REVIEW: Head On (Lock In, #2) by John Scalzi
Dear John Scalzi:
John Scalzi returns with Head On, the standalone follow-up to the New York Times bestselling and critically acclaimed Lock In. Chilling near-future SF with the thrills of a gritty cop procedural, Head On brings Scalzi’s trademark snappy dialogue and technological speculation to the future world of sports.
Hilketa is a frenetic and violent pastime where players attack each other with swords and hammers. The main goal of the game: obtain your opponent’s head and carry it through the goalposts. With flesh and bone bodies, a sport like this would be impossible. But all the players are “threeps,” robot-like bodies controlled by people with Haden’s Syndrome, so anything goes. No one gets hurt, but the brutality is real and the crowds love it.
Until a star athlete drops dead on the playing field.
Is it an accident or murder? FBI agents and Haden-related crime investigators, Chris Shane and Leslie Vann, are called in to uncover the truth?and in doing so travel to the darker side of the fast-growing sport of Hilketa, where fortunes are made or lost, and where players and owners do whatever it takes to win, on and off the field.
Dear John Scalzi,
I reviewed the first book in this series “Lock in” here at DA. I had no idea that you were planning to write a sequel, but I was eager to read more about Chris and Leslie’s adventures. I was even more excited when I read that the book would be set in a competitive sports setting – I love those. First and foremost, readers I have to warn you – don’t expect a lot of actual games described on page. Oh, there was a long description of the game in which Duane Chapman died, but that was pretty much it. It’s not a criticism, the story was definitely set in the Hilketa sporting world, but we don’t see much of the actual games, a little bit here and there but, overall, not much at all. I just don’t want readers to develop the expectations I did after reading the blurb.
I’m also not sure if I agree with the blurb characterizing this book as a *stand-alone* follow up to “Lock In”. Yes, the murder investigation definitely stands alone and I suppose the author recaps the world building sufficiently as to not confuse the reader, but I would still recommend reading “Lock in” first to fully understand the world in which this story takes place.
Note that I will be using “she/her” pronoun in relation to Chris even though her gender is not mentioned in the first book. I believe that when I was reviewing “Lock In” I read somewhere that the author did it deliberately and Chris was meant to be a woman. I can’t be one-hundred percent sure Chris was meant to be a woman but, even if her gender meant to be ambiguous, I think it’s fair game to imagine her or any character any way the reader wants. I am used to thinking about her as a woman by now.
We catch up with Chris when she is running late to watch the game with her parents because the Hilketa league really wants her father to invest in league’s upcoming Washington DC franchise.

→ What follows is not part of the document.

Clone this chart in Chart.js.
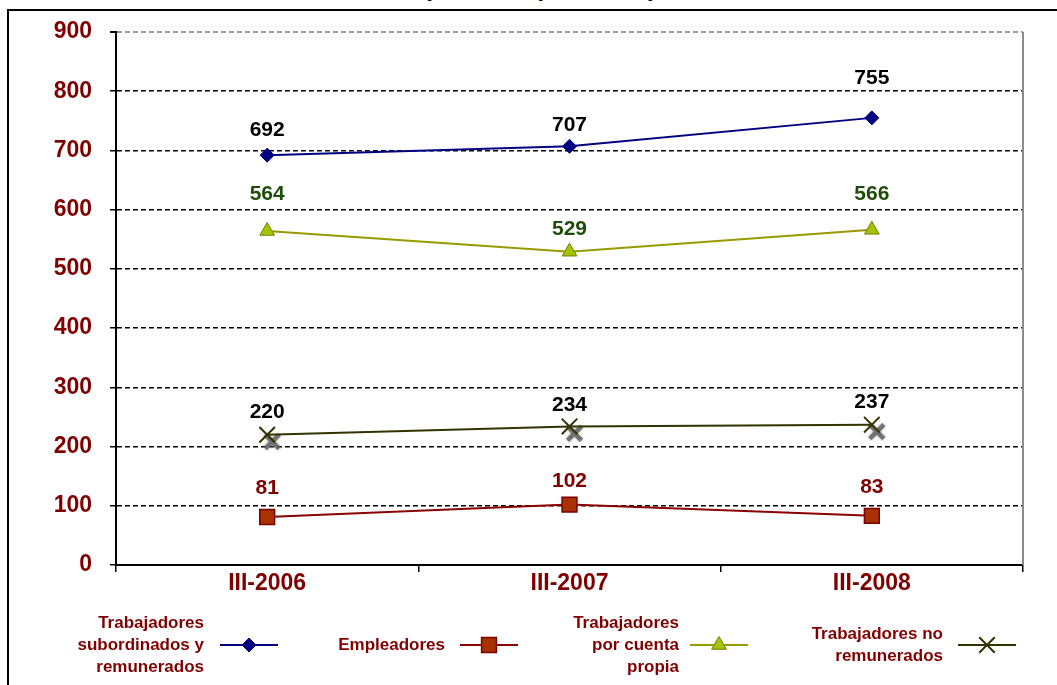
<!DOCTYPE html>
<html lang="es">
<head>
<meta charset="UTF-8">
<title>Ocupados por categoría</title>
<script src="https://cdn.jsdelivr.net/npm/chart.js"></script>
<style>
    body {
        margin: 0;
        width: 1057px;
        height: 685px;
        overflow: hidden;
        position: relative;
        background: #fff;
        font-family: "Liberation Sans", Arial, sans-serif;
    }
    #title {
        position: absolute;
        left: 0;
        width: 1080px;
        top: -27px;
        text-align: center;
        font-weight: bold;
        font-size: 25px;
        color: #000;
    }
    #frame {
        position: absolute;
        left: 7px;
        top: 9px;
        width: 2000px;
        height: 2000px;
        border: 2px solid #000;
    }
    #wrap {
        position: absolute;
        left: 0;
        top: 0;
        width: 1057px;
        height: 685px;
    }
    .leg-text {
        position: absolute;
        text-align: right;
        font-weight: bold;
        font-size: 17px;
        line-height: 22px;
        color: #800000;
        white-space: pre;
    }
    .leg-mark {
        position: absolute;
    }
</style>
</head>
<body>
<div id="title">(Miles de personas)</div>
<div id="frame"></div>
<div id="wrap"><canvas id="chart"></canvas></div>
<div id="legend"></div>

<script>
    // data
    const categories = ['III-2006', 'III-2007', 'III-2008'];
    const subordinados = [692, 707, 755];
    const empleadores = [81, 102, 83];
    const cuentaPropia = [564, 529, 566];
    const noRemunerados = [220, 234, 237];
    const seriesNames = [
        'Trabajadores\nsubordinados y\nremunerados',
        'Empleadores',
        'Trabajadores\npor cuenta\npropia',
        'Trabajadores no\nremunerados'
    ];
    const yTicks = [0, 100, 200, 300, 400, 500, 600, 700, 800, 900];

    // label placement above each point (px) and colours
    const labelLift = [[25, 21, 40], [29, 23, 29], [37, 23, 36], [23, 21, 22]];
    const labelColors = ['#000', '#800000', '#1e4d0a', '#000'];

    const datasets = [
        {
            data: subordinados,
            borderColor: '#000080',
            borderWidth: 2,
            pointStyle: 'rectRot',
            pointRadius: 7,
            pointBackgroundColor: '#000080',
            pointBorderColor: '#000080',
            pointBorderWidth: 1
        },
        {
            data: empleadores,
            borderColor: '#8b0000',
            borderWidth: 2,
            pointStyle: 'rect',
            pointRadius: 10.5,
            pointBackgroundColor: '#a83200',
            pointBorderColor: '#7a0000',
            pointBorderWidth: 1.5
        },
        {
            data: cuentaPropia,
            borderColor: '#999900',
            borderWidth: 2,
            pointStyle: 'triangle',
            pointRadius: 8.5,
            pointBackgroundColor: '#a3c400',
            pointBorderColor: '#7a7a00',
            pointBorderWidth: 1
        },
        {
            data: noRemunerados,
            borderColor: '#333300',
            borderWidth: 2,
            pointStyle: 'crossRot',
            pointRadius: 11,
            pointBackgroundColor: '#333300',
            pointBorderColor: '#333300',
            pointBorderWidth: 2
        }
    ];
    datasets.forEach((d, i) => { d.label = seriesNames[i].replace(/\n/g, ' '); d.tension = 0; d.fill = false; });

    // grey blurred shadow behind the X markers
    const xShadow = {
        id: 'xShadow',
        beforeDatasetDraw(chart, args) {
            if (args.index !== 3) return;
            const ctx = chart.ctx;
            ctx.save();
            ctx.strokeStyle = 'rgba(90,90,90,0.75)';
            ctx.lineWidth = 4.5;
            ctx.shadowColor = 'rgba(120,120,120,0.8)';
            ctx.shadowBlur = 3;
            args.meta.data.forEach(p => {
                const x = p.x + 5, y = p.y + 7, r = 7;
                ctx.beginPath();
                ctx.moveTo(x - r, y - r); ctx.lineTo(x + r, y + r);
                ctx.moveTo(x + r, y - r); ctx.lineTo(x - r, y + r);
                ctx.stroke();
            });
            ctx.restore();
        }
    };

    const valueLabels = {
        id: 'valueLabels',
        afterDatasetsDraw(chart) {
            const ctx = chart.ctx;
            ctx.save();
            ctx.font = 'bold 21px "Liberation Sans", Arial, sans-serif';
            ctx.textAlign = 'center';
            ctx.textBaseline = 'middle';
            chart.data.datasets.forEach((ds, i) => {
                chart.getDatasetMeta(i).data.forEach((p, j) => {
                    ctx.fillStyle = labelColors[i];
                    ctx.fillText(String(ds.data[j]), p.x, p.y - labelLift[i][j]);
                });
            });
            ctx.restore();
        }
    };

    const rightBorder = {
        id: 'rightBorder',
        afterDraw(chart) {
            const a = chart.chartArea, ctx = chart.ctx;
            ctx.save();
            ctx.strokeStyle = '#8c8c8c';
            ctx.lineWidth = 2;
            ctx.beginPath();
            ctx.moveTo(a.right, a.top);
            ctx.lineTo(a.right, a.bottom);
            ctx.stroke();
            ctx.restore();
        }
    };

    new Chart(document.getElementById('chart'), {
        type: 'line',
        data: { labels: categories, datasets: datasets },
        plugins: [xShadow, valueLabels, rightBorder],
        options: {
            responsive: true,
            maintainAspectRatio: false,
            animation: false,
            layout: { padding: { left: 0, top: 32, right: 34, bottom: 80 } },
            plugins: {
                legend: { display: false },
                tooltip: { enabled: false }
            },
            scales: {
                x: {
                    offset: true,
                    afterFit(scale) { scale.height = 40; },
                    grid: {
                        offset: true,
                        drawOnChartArea: false,
                        tickLength: 7,
                        color: '#000',
                        lineWidth: 1.5
                    },
                    border: { color: '#000', width: 2 },
                    ticks: {
                        color: '#800000',
                        padding: -2,
                        font: { family: '"Liberation Sans", Arial, sans-serif', weight: 'bold', size: 23 }
                    }
                },
                y: {
                    min: 0,
                    max: 900,
                    afterFit(scale) { scale.width = 116; },
                    afterBuildTicks(scale) { scale.ticks = yTicks.map(v => ({ value: v })); },
                    grid: {
                        color: c => (c.tick && c.tick.value === 900) ? '#9a9a9a' : '#000',
                        lineWidth: c => (c.tick && c.tick.value === 900) ? 2 : 1.5,
                        tickBorderDash: [],
                        tickColor: '#000',
                        tickLength: 6
                    },
                    border: { color: '#000', width: 2, dash: [5, 3] },
                    ticks: {
                        color: '#800000',
                        padding: 18,
                        font: { family: '"Liberation Sans", Arial, sans-serif', weight: 'bold', size: 23 }
                    }
                }
            }
        }
    });

    // legend: text on the left, line + marker on the right
    const legTextRight = [204, 445, 679, 943];
    const legLineLeft = [220, 460, 690, 958];
    const legLineWidth = 58;
    const legMidY = 645;
    const legend = document.getElementById('legend');
    seriesNames.forEach((name, i) => {
        const t = document.createElement('div');
        t.className = 'leg-text';
        t.textContent = name;
        legend.appendChild(t);
        const lines = name.split('\n').length;
        t.style.right = (1057 - legTextRight[i]) + 'px';
        t.style.top = (legMidY - lines * 11) + 'px';

        const c = document.createElement('canvas');
        c.className = 'leg-mark';
        c.width = legLineWidth;
        c.height = 26;
        c.style.left = legLineLeft[i] + 'px';
        c.style.top = (legMidY - 13) + 'px';
        legend.appendChild(c);
        const ctx = c.getContext('2d');
        const ds = datasets[i];
        ctx.strokeStyle = ds.borderColor;
        ctx.lineWidth = 2;
        ctx.beginPath();
        ctx.moveTo(0, 13);
        ctx.lineTo(legLineWidth, 13);
        ctx.stroke();
        ctx.fillStyle = ds.pointBackgroundColor;
        ctx.strokeStyle = ds.pointBorderColor;
        ctx.lineWidth = ds.pointBorderWidth;
        Chart.helpers.drawPoint(ctx, {
            pointStyle: ds.pointStyle,
            radius: ds.pointRadius,
            borderWidth: ds.pointBorderWidth,
            rotation: 0
        }, legLineWidth / 2, 13);
    });
</script>
</body>
</html>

“I ALMOST MISSED SEEING Duane Chapman die. I didn’t know it at the time. All I knew was that I was running late for the “special exhibition game experience” that I was supposed to be having along with my mother and father.”
Investment opportunity quickly turns into a suspicious accident at Duane Chapman’s death. Certain irregularities that accompanied the “accident” quickly turn it into a murder and then multiple murders. Chris was already on the scene, so she and her partner Leslie Vann assume the lead role in the investigation.
The murder investigation in this story was a very entertaining and fast-moving affair. For me it was a little harder to guess the villain than in “Lock in”, but not terribly difficult. Perhaps the author didn’t want to write a complex mystery, maybe the social commentary behind the suspenseful investigation was the main point of the book. Chris and Leslie once again investigate the world of big business that caters to Haden customers and how that big business adapts after passage of the “Abrams Catering” bill, which cut a lot of medical and other services for people with Haden Syndrome.
I really liked Chris’ voice – just as snappy and funny as it was in the first book. There is also a cat in this book that gets thrown right in the middle of action.
“Then Donut the cat came out of the twins’ room and meowed down the stairs, as if to say, What the actual fuck, humans? The tank threep lashed out, knocking me and Tayla off balance, and lurched up the stairs toward Donut. Donut took one look at the rampaging tank and bolted, running in the direction of my room at the far end of the upstairs. I righted myself and took off up the stairs after the tank, grabbing at its legs.”
As much as I liked Chris’ voice and enjoyed her and her partner not mincing words, I was more than a little disappointed because I didn’t feel either of them got any character development in comparison to the first book. Chris is the POV character, we are in her head all the time; I expected some character growth and, besides her getting more comfortable in her job, I honestly didn’t think (I got much) Scalzi delivered.